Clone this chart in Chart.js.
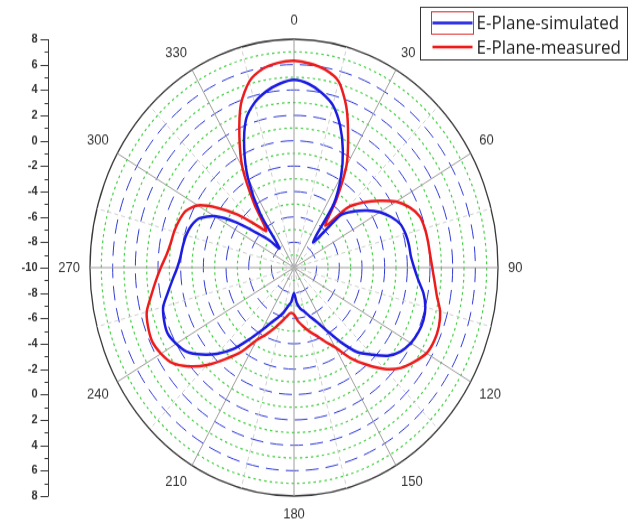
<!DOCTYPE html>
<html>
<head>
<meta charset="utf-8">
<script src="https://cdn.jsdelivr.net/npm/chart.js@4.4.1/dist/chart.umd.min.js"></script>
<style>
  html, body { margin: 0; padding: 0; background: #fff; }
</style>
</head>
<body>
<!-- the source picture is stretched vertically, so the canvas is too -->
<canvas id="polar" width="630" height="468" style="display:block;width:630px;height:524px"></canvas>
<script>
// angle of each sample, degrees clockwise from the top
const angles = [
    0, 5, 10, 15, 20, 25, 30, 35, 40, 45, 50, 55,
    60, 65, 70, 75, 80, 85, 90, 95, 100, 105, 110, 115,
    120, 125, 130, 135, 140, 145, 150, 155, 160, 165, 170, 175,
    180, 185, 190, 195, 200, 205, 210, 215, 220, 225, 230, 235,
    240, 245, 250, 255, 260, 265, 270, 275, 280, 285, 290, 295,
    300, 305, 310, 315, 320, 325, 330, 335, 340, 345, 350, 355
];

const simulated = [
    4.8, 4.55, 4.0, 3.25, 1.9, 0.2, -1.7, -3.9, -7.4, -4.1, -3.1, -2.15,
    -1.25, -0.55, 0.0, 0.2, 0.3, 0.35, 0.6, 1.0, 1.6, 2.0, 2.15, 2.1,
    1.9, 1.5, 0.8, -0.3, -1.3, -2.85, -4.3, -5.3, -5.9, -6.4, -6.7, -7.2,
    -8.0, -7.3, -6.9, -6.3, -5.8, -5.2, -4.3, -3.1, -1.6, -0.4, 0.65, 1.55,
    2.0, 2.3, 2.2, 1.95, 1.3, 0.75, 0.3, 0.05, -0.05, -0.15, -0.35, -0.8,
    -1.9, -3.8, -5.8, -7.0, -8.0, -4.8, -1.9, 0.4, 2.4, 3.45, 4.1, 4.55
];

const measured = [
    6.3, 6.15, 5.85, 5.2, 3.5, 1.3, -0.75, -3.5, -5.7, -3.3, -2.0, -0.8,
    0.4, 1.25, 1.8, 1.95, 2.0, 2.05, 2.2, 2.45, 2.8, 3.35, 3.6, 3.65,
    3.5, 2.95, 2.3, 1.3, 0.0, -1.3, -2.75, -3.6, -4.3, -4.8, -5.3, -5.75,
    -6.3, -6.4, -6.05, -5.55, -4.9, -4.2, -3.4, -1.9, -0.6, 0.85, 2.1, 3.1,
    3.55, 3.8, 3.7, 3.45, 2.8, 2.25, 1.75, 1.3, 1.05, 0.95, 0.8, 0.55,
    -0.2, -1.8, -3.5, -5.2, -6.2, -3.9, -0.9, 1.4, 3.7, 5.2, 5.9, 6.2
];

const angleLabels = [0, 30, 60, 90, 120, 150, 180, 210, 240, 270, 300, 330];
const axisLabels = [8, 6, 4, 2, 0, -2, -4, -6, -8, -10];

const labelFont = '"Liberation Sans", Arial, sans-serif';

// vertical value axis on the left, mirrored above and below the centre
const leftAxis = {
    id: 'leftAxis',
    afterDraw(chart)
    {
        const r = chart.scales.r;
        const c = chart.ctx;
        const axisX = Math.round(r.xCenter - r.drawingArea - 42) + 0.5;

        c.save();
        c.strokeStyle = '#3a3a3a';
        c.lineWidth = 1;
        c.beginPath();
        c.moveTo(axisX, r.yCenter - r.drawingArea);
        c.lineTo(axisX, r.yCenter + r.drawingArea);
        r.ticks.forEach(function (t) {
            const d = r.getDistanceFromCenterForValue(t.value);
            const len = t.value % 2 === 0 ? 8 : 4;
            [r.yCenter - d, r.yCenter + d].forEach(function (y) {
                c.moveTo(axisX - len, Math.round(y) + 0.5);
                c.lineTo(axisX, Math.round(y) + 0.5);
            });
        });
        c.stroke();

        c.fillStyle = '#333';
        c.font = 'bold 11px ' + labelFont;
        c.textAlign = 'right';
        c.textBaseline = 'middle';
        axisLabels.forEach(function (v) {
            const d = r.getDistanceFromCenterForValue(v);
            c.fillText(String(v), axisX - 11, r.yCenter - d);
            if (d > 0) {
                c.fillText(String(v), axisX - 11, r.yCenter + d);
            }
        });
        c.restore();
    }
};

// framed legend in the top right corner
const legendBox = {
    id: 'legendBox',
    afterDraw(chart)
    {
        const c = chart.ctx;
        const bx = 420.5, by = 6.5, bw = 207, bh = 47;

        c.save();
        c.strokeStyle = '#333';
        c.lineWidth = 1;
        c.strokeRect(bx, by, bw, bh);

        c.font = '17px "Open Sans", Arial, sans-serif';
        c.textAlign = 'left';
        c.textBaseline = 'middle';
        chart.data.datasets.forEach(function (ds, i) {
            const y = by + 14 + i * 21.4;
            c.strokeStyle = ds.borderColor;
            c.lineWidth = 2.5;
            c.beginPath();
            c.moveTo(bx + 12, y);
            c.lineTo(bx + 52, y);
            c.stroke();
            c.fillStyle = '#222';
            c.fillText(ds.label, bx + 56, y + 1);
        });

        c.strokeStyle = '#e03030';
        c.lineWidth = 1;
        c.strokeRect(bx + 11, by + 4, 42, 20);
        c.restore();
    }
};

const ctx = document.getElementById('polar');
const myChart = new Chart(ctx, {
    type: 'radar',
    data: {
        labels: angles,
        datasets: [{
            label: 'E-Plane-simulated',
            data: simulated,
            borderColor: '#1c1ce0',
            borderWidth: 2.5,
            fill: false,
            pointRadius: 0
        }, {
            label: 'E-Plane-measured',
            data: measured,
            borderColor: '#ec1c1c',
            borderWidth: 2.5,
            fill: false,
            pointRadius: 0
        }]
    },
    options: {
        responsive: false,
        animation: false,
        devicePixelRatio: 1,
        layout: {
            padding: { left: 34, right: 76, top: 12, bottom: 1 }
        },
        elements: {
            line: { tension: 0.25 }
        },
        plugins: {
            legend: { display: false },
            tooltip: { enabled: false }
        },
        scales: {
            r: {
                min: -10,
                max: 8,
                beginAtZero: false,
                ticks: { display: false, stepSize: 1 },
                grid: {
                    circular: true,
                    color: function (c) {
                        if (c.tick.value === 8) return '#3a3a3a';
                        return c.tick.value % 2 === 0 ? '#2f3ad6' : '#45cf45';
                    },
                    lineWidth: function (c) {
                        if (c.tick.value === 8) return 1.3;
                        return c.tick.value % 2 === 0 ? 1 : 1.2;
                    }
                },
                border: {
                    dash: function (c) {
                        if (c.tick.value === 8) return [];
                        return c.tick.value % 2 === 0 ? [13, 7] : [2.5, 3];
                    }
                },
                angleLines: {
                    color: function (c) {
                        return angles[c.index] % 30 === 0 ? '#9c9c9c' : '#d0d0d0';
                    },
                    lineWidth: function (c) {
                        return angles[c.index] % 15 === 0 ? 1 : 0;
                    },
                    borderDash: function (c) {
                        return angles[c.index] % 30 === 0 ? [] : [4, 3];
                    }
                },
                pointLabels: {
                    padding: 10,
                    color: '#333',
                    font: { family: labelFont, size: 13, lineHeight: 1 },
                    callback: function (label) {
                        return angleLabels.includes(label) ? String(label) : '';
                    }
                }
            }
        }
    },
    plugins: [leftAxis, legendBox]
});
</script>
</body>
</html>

--------------------------------

### SET EXERCISE:
Write out the material above again, word for word, minus its pictures.

### TASK ANSWER:
Clone this chart in Chart.js.
<!DOCTYPE html>
<html>
<head>
<meta charset="utf-8">
<script src="https://cdn.jsdelivr.net/npm/chart.js@4.4.1/dist/chart.umd.min.js"></script>
<style>
  html, body { margin: 0; padding: 0; background: #fff; }
</style>
</head>
<body>
<!-- the source picture is stretched vertically, so the canvas is too -->
<canvas id="polar" width="630" height="468" style="display:block;width:630px;height:524px"></canvas>
<script>
// angle of each sample, degrees clockwise from the top
const angles = [
    0, 5, 10, 15, 20, 25, 30, 35, 40, 45, 50, 55,
    60, 65, 70, 75, 80, 85, 90, 95, 100, 105, 110, 115,
    120, 125, 130, 135, 140, 145, 150, 155, 160, 165, 170, 175,
    180, 185, 190, 195, 200, 205, 210, 215, 220, 225, 230, 235,
    240, 245, 250, 255, 260, 265, 270, 275, 280, 285, 290, 295,
    300, 305, 310, 315, 320, 325, 330, 335, 340, 345, 350, 355
];

const simulated = [
    4.8, 4.55, 4.0, 3.25, 1.9, 0.2, -1.7, -3.9, -7.4, -4.1, -3.1, -2.15,
    -1.25, -0.55, 0.0, 0.2, 0.3, 0.35, 0.6, 1.0, 1.6, 2.0, 2.15, 2.1,
    1.9, 1.5, 0.8, -0.3, -1.3, -2.85, -4.3, -5.3, -5.9, -6.4, -6.7, -7.2,
    -8.0, -7.3, -6.9, -6.3, -5.8, -5.2, -4.3, -3.1, -1.6, -0.4, 0.65, 1.55,
    2.0, 2.3, 2.2, 1.95, 1.3, 0.75, 0.3, 0.05, -0.05, -0.15, -0.35, -0.8,
    -1.9, -3.8, -5.8, -7.0, -8.0, -4.8, -1.9, 0.4, 2.4, 3.45, 4.1, 4.55
];

const measured = [
    6.3, 6.15, 5.85, 5.2, 3.5, 1.3, -0.75, -3.5, -5.7, -3.3, -2.0, -0.8,
    0.4, 1.25, 1.8, 1.95, 2.0, 2.05, 2.2, 2.45, 2.8, 3.35, 3.6, 3.65,
    3.5, 2.95, 2.3, 1.3, 0.0, -1.3, -2.75, -3.6, -4.3, -4.8, -5.3, -5.75,
    -6.3, -6.4, -6.05, -5.55, -4.9, -4.2, -3.4, -1.9, -0.6, 0.85, 2.1, 3.1,
    3.55, 3.8, 3.7, 3.45, 2.8, 2.25, 1.75, 1.3, 1.05, 0.95, 0.8, 0.55,
    -0.2, -1.8, -3.5, -5.2, -6.2, -3.9, -0.9, 1.4, 3.7, 5.2, 5.9, 6.2
];

const angleLabels = [0, 30, 60, 90, 120, 150, 180, 210, 240, 270, 300, 330];
const axisLabels = [8, 6, 4, 2, 0, -2, -4, -6, -8, -10];

const labelFont = '"Liberation Sans", Arial, sans-serif';

// vertical value axis on the left, mirrored above and below the centre
const leftAxis = {
    id: 'leftAxis',
    afterDraw(chart)
    {
        const r = chart.scales.r;
        const c = chart.ctx;
        const axisX = Math.round(r.xCenter - r.drawingArea - 42) + 0.5;

        c.save();
        c.strokeStyle = '#3a3a3a';
        c.lineWidth = 1;
        c.beginPath();
        c.moveTo(axisX, r.yCenter - r.drawingArea);
        c.lineTo(axisX, r.yCenter + r.drawingArea);
        r.ticks.forEach(function (t) {
            const d = r.getDistanceFromCenterForValue(t.value);
            const len = t.value % 2 === 0 ? 8 : 4;
            [r.yCenter - d, r.yCenter + d].forEach(function (y) {
                c.moveTo(axisX - len, Math.round(y) + 0.5);
                c.lineTo(axisX, Math.round(y) + 0.5);
            });
        });
        c.stroke();

        c.fillStyle = '#333';
        c.font = 'bold 11px ' + labelFont;
        c.textAlign = 'right';
        c.textBaseline = 'middle';
        axisLabels.forEach(function (v) {
            const d = r.getDistanceFromCenterForValue(v);
            c.fillText(String(v), axisX - 11, r.yCenter - d);
            if (d > 0) {
                c.fillText(String(v), axisX - 11, r.yCenter + d);
            }
        });
        c.restore();
    }
};

// framed legend in the top right corner
const legendBox = {
    id: 'legendBox',
    afterDraw(chart)
    {
        const c = chart.ctx;
        const bx = 420.5, by = 6.5, bw = 207, bh = 47;

        c.save();
        c.strokeStyle = '#333';
        c.lineWidth = 1;
        c.strokeRect(bx, by, bw, bh);

        c.font = '17px "Open Sans", Arial, sans-serif';
        c.textAlign = 'left';
        c.textBaseline = 'middle';
        chart.data.datasets.forEach(function (ds, i) {
            const y = by + 14 + i * 21.4;
            c.strokeStyle = ds.borderColor;
            c.lineWidth = 2.5;
            c.beginPath();
            c.moveTo(bx + 12, y);
            c.lineTo(bx + 52, y);
            c.stroke();
            c.fillStyle = '#222';
            c.fillText(ds.label, bx + 56, y + 1);
        });

        c.strokeStyle = '#e03030';
        c.lineWidth = 1;
        c.strokeRect(bx + 11, by + 4, 42, 20);
        c.restore();
    }
};

const ctx = document.getElementById('polar');
const myChart = new Chart(ctx, {
    type: 'radar',
    data: {
        labels: angles,
        datasets: [{
            label: 'E-Plane-simulated',
            data: simulated,
            borderColor: '#1c1ce0',
            borderWidth: 2.5,
            fill: false,
            pointRadius: 0
        }, {
            label: 'E-Plane-measured',
            data: measured,
            borderColor: '#ec1c1c',
            borderWidth: 2.5,
            fill: false,
            pointRadius: 0
        }]
    },
    options: {
        responsive: false,
        animation: false,
        devicePixelRatio: 1,
        layout: {
            padding: { left: 34, right: 76, top: 12, bottom: 1 }
        },
        elements: {
            line: { tension: 0.25 }
        },
        plugins: {
            legend: { display: false },
            tooltip: { enabled: false }
        },
        scales: {
            r: {
                min: -10,
                max: 8,
                beginAtZero: false,
                ticks: { display: false, stepSize: 1 },
                grid: {
                    circular: true,
                    color: function (c) {
                        if (c.tick.value === 8) return '#3a3a3a';
                        return c.tick.value % 2 === 0 ? '#2f3ad6' : '#45cf45';
                    },
                    lineWidth: function (c) {
                        if (c.tick.value === 8) return 1.3;
                        return c.tick.value % 2 === 0 ? 1 : 1.2;
                    }
                },
                border: {
                    dash: function (c) {
                        if (c.tick.value === 8) return [];
                        return c.tick.value % 2 === 0 ? [13, 7] : [2.5, 3];
                    }
                },
                angleLines: {
                    color: function (c) {
                        return angles[c.index] % 30 === 0 ? '#9c9c9c' : '#d0d0d0';
                    },
                    lineWidth: function (c) {
                        return angles[c.index] % 15 === 0 ? 1 : 0;
                    },
                    borderDash: function (c) {
                        return angles[c.index] % 30 === 0 ? [] : [4, 3];
                    }
                },
                pointLabels: {
                    padding: 10,
                    color: '#333',
                    font: { family: labelFont, size: 13, lineHeight: 1 },
                    callback: function (label) {
                        return angleLabels.includes(label) ? String(label) : '';
                    }
                }
            }
        }
    },
    plugins: [leftAxis, legendBox]
});
</script>
</body>
</html>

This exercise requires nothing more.